Friday, February 1, 2008

for your consideration: drug-hazed, flu-addled, sleep-deprived blogrant

i am neither awake nor asleep, just floating. and beginning to suspect that i am now one a bonified insomniac... or at least person-with-unusual-sleep-habits, which i am considering patenting as a disorder, called PWUSH, and subsequently marketing an appropriate cure/palliative/placebo.

convinced of at least one thing: there really is no rest for the wicked.

was up late battling bureaucrats and patriarchy, as well as what i am coming to suspect is a 24 to 48 hour flu (which i'm not ruling out as unconnected w/ said bureaucrats and patriarchs). am now up early (6 am) for similar reasons. after many hours of lying exhausted-but-unsleeping in bed, buzzing with a few extra doses of cough syrup whose drowsiness warnings are beginning to sound like idle threats, one has to get up and choose one of several options:

- reading old susan sontag essays (like bed-time stories for the aspiring bien-pensant)
- watching youtube videos of other people who are likely to empathize, themselves bearing the same computer-screen-frosted look and dishevelled appearance, and ranting about whatever it is that keeps them up at night... see davis fleetwood, a fave example of someone who clearly doesn't sleep and may or may not subsist on newspapers he devours after reading the day's headlines).
- or return after many weeks of neglecting your blog, and post something.

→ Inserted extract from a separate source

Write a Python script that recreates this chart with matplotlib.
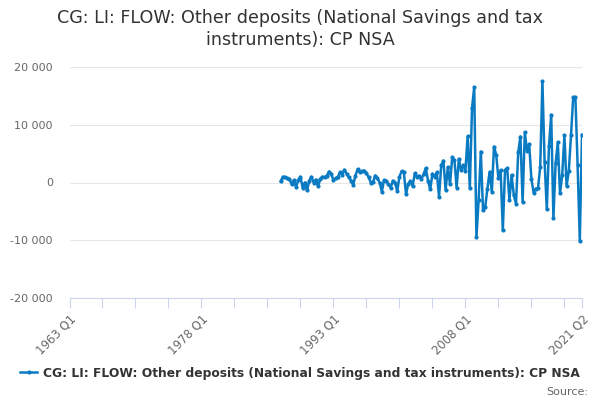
import matplotlib
matplotlib.use("Agg")
import matplotlib.pyplot as plt
from matplotlib.lines import Line2D
import numpy as np

# axis runs 1963 Q1 .. 2021 Q2, data starts 1987 Q1
quarter_labels = [f"{y} Q{q}" for y in range(1963, 2022) for q in range(1, 5)][:234]
start_index = quarter_labels.index("1987 Q1")

# values by year, four quarters each (last year has two)
values_1987_1996 = [
    200, 1000, 900, 750,
    600, -300, 400, -750,
    400, 1000, -900, 0,
    -1350, 300, 1000, 0,
    500, -650, 600, 1000,
    900, 1200, 1900, 1500,
    400, 750, 1000, 1750,
    1350, 2200, 1500, 900,
    300, -400, 1200, 2300,
    1750, 1950, 2050, 1600,
]
values_1997_2006 = [
    900, 0, 100, 1200,
    750, 0, -1600, 400,
    300, -300, -900, 300,
    0, -1500, 1000, 1950,
    1750, -2050, -200, 200,
    -600, 1600, 1000, 1200,
    600, 1500, 2500, 300,
    -1200, 1500, 1000, 1750,
    -2500, 2950, 3800, -1300,
    2650, -300, 4400, 3900,
]
values_2007_2021 = [
    -900, 4100, 2200, 3000,
    2000, 8000, -1000, 12900,
    16500, -9480, -3080, 5350,
    -4830, -4240, -1050, 1860,
    -1630, 6220, 4770, 700,
    2150, -8310, 2150, 2440,
    -3080, 1280, -2200, -3660,
    5230, 7960, -3370, 8700,
    5500, 6600, 580, -1740,
    -1050, -1000, 2700, 17550,
    3500, -4650, 6400, 11740,
    -6160, 3300, 6980, -1900,
    1280, 8140, -580, 1980,
    8140, 14770, 14770, 3020,
    -10060, 8260,
]
values = values_1987_1996 + values_1997_2006 + values_2007_2021

label_ticks = ["1963 Q1", "1978 Q1", "1993 Q1", "2008 Q1", "2021 Q2"]
y_ticks = [-20000, -10000, 0, 10000, 20000]

series_name = "CG: LI: FLOW: Other deposits (National Savings and tax instruments): CP NSA"
title = "CG: LI: FLOW: Other deposits (National Savings and tax\ninstruments): CP NSA"

line_color = "#0a7bc2"
axis_color = "#ccd6eb"

plt.rcParams["font.family"] = ["DejaVu Sans"]

fig = plt.figure(figsize=(6, 4), dpi=100)
ax = fig.add_axes([69.5 / 600, 1 - 298 / 400, (582 - 69.5) / 600, (298 - 67) / 400])

x = np.arange(start_index, start_index + len(values))
ax.plot(x, values, color=line_color, lw=1.8, marker="o", ms=3,
        markeredgewidth=0, zorder=3)

ax.set_xlim(0, len(quarter_labels) - 1)
ax.set_ylim(-20000, 20000)

ax.set_yticks(y_ticks)
ax.set_yticklabels([f"{v:,}".replace(",", " ") for v in y_ticks],
                   color="#666666", fontsize=8)
ax.tick_params(axis="y", length=0, pad=12)
ax.grid(axis="y", color="#e6e6e6", lw=0.8)
ax.set_axisbelow(True)

major = [quarter_labels.index(s) for s in label_ticks]
minor = [i for i in range(0, len(quarter_labels), 15) if i not in major]
ax.set_xticks(major)
ax.set_xticklabels(label_ticks, rotation=45, ha="right", va="top",
                   rotation_mode="anchor", color="#666666", fontsize=8.4)
ax.set_xticks(minor, minor=True)
ax.tick_params(axis="x", which="both", length=7.5, color=axis_color,
               width=0.8, pad=3)

for side in ["top", "right", "left"]:
    ax.spines[side].set_visible(False)
ax.spines["bottom"].set_color(axis_color)
ax.spines["bottom"].set_linewidth(0.8)

fig.text(0.5, 1 - 29 / 400, title, ha="center", va="center",
         fontsize=12.6, color="#333333", linespacing=1.3)

handle = Line2D([0], [0], color=line_color, lw=1.8, marker="o", ms=3,
                markeredgewidth=0)
fig.legend([handle], [series_name], loc="center",
           bbox_to_anchor=(0.5, 1 - 373 / 400), frameon=False,
           handlelength=1.4, handletextpad=0.5,
           prop={"weight": "bold", "size": 8.8}, labelcolor="#333333")

fig.text(0.98, 1 - 392 / 400, "Source:", ha="right", va="center",
         fontsize=8, color="#666666")

fig.savefig("out.png", dpi=100)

i have chosen option three: (prescription) drug-hazed, flu-addled, sleep-deprived blogrant.

today's topic: activism (surprise)

in case you don't know, i have been an activist for the past several years, wreaking havoc with a fine organization called the miss g project for equity in education. it's a grassroots collective that a few friends and i started when we realized that all the sexist, homophobic, racist, classist, etc. shit that goes on in high schools doesn't have to be that way. in fact, it should really be the *object* of education to see that the opposite happens: that schools are safe, inclusive, and equitable learning environments so that all students can access their right to public education.

from our experience, it was clear that this was not the case. quite the contrary: schools are generally scary, horrible dens of violence rooted in historical oppressions that most students have neither the space nor the language by which to discuss or challenge them. if education isn't providing students with these things... what is it doing?

our solution: lobby the ministry of education to include a women's and gender studies course in the ontario secondary school curriculum. revolutionary? yes. unprecedented? no. why: why not? outcome: giving students access to important feminist knowledges that have otherwise been left out of the current provincial curriculum (aside from locally-developed courses, which are awesome, but which few teachers have the time or energy to design, even if they have the will and know-how). other important benefits: justice, prevention of sexual and gender-based violence, a richer understanding of the human experience, critical analytical skills and knowledges that students take with them throughout their academic and non-academic lives. oh, and quite possibly, the end of patriarchy. (and for people still in feminism 101: that means everybody wins - yes, even you, rich, white men. giving up some of your privilege won't kill you, i promise.)

i am up tonight because over the course of three years working towards this goal with these outcomes in mind; after having proven that a wide-spread demand exists throughout the province through the hundreds of emails, postcards, and letters the ministry has received supporting our cause; after having busted our asses to raise awareness, host events, call and email and call and email everyone we know again and again... the ministry of education has still not met our demand.

this, even though we have been told by the minister of education, herself, that this project is "the most effective lobby effort the ministry has seen in recent years."

i am up tonight dissillusioned w/ our supposedly 'democratic' processes. wondering why it is that the government can so blithely, so calmly dismiss this on-going public outcry. call, email, write, scream, rant though they might, the citizens of ontario are not being heard.

i am up, also, amazed at how little society acknowledges the work of activists. amazed as i remember my high school lessons on 'government' represented by two bodies: the electorate and the elected. never mentioned was that vital, tireless, sleepless body in between: the people who make sure that the elected do what it is they were elected to do. without these people, without activists, democracy would not function. and yet, if they are not rendered invisible, they are caricatured as "hippies" (cue image of stereotypical white boy w/ dreadlocks and placard), reviled and dismissed as "idealists," "dreamers," and (remarkably) "lazy."

if this doesn't prove how intellectually-impoverished and conservative mainstream society has become, i don't know what does. most activists hover perilously between idealism and extreem pessimism, are not dreadlocked whiteboys... and as for this 'hippie,' i only dream when i sleep, which i can assure you is not very often.

1 comment:

Feminist Catalyst said...

Oh feminist-one. Saddened to see (or rather, read) you so discouraged.

Know that us O-Town folks are still carrying on the fight. There is solidarity in these hills.